§ **DIRECTIONS**
Count every line of these entries that holds the word "this", and reply with the number only.

§ **TASK DATA**
▬▬▬▬▬▬▬▬▬▬
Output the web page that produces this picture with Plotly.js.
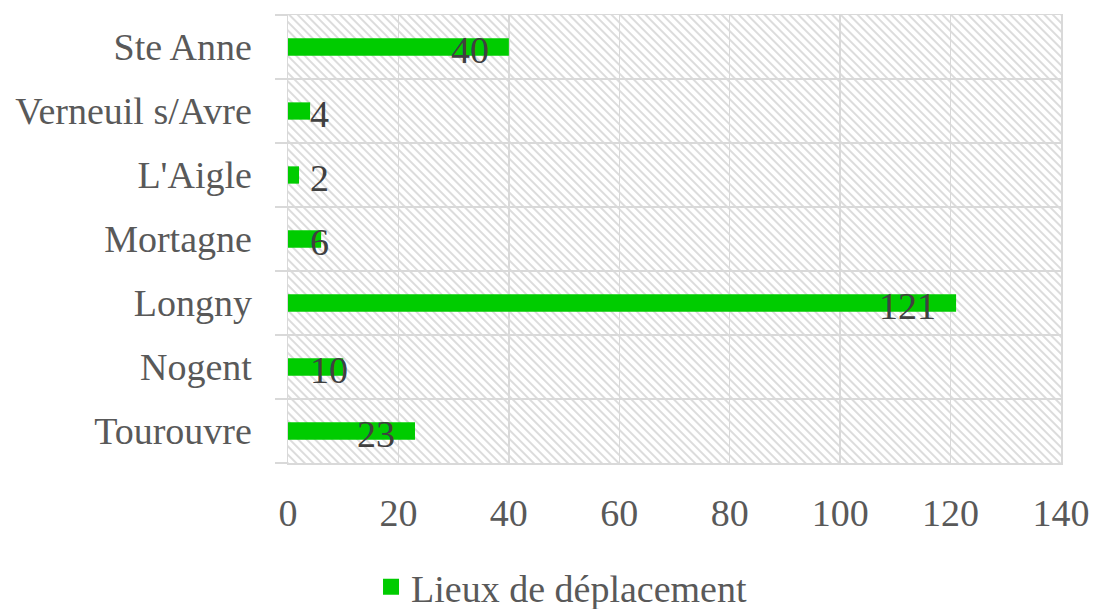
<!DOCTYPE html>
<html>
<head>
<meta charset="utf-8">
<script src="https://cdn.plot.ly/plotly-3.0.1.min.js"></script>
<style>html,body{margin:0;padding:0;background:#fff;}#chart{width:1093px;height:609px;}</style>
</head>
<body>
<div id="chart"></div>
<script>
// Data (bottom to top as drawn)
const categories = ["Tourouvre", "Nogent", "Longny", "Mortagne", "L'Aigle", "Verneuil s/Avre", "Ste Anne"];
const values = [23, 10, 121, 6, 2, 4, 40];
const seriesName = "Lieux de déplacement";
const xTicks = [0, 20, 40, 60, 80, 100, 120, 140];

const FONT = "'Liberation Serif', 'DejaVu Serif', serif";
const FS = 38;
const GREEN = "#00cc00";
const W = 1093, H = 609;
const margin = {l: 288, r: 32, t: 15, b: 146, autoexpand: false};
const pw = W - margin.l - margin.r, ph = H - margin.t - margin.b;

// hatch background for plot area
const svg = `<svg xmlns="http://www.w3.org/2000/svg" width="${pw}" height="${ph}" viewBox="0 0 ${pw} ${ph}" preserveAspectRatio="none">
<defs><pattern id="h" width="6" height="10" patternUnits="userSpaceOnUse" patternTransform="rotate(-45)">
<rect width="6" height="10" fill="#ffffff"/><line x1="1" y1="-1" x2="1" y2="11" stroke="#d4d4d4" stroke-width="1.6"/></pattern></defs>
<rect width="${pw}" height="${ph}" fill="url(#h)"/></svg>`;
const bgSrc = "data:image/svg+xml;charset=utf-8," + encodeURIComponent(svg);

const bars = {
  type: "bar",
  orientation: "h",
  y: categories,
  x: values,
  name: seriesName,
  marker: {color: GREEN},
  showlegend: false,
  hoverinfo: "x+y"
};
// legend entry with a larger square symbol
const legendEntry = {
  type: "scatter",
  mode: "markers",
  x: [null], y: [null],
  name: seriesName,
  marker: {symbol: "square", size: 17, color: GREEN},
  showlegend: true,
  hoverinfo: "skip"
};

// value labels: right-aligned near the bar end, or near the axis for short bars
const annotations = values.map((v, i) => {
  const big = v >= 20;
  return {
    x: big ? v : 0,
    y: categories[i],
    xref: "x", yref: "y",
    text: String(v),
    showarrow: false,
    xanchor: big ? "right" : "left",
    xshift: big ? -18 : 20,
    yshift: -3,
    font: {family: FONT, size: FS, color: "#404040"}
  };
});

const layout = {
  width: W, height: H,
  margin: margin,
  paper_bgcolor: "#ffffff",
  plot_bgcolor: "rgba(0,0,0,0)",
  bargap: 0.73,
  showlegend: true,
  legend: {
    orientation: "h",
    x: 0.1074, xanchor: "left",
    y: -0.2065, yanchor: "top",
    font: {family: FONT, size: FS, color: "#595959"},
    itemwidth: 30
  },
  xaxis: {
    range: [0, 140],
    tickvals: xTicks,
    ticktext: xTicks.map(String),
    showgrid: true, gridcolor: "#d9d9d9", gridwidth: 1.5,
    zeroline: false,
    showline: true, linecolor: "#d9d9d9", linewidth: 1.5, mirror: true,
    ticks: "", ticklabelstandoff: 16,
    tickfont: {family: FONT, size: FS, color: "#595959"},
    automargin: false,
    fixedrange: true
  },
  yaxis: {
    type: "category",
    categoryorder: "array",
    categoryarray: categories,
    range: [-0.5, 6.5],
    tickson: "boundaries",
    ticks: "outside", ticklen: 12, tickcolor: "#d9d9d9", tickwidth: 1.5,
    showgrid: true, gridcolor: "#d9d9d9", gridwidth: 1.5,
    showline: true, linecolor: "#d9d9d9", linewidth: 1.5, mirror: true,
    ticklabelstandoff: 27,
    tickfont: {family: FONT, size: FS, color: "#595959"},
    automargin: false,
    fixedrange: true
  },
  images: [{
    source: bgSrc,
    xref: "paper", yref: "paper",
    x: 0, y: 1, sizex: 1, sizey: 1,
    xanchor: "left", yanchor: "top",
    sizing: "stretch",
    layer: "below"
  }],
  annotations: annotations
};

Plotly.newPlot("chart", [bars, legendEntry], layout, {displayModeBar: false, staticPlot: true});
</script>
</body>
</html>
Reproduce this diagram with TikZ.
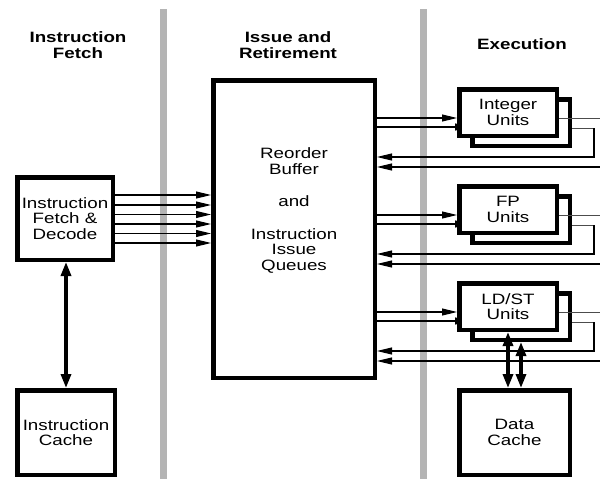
▬▬▬▬▬▬▬▬▬▬
§ **CORRECT OUTPUT**
2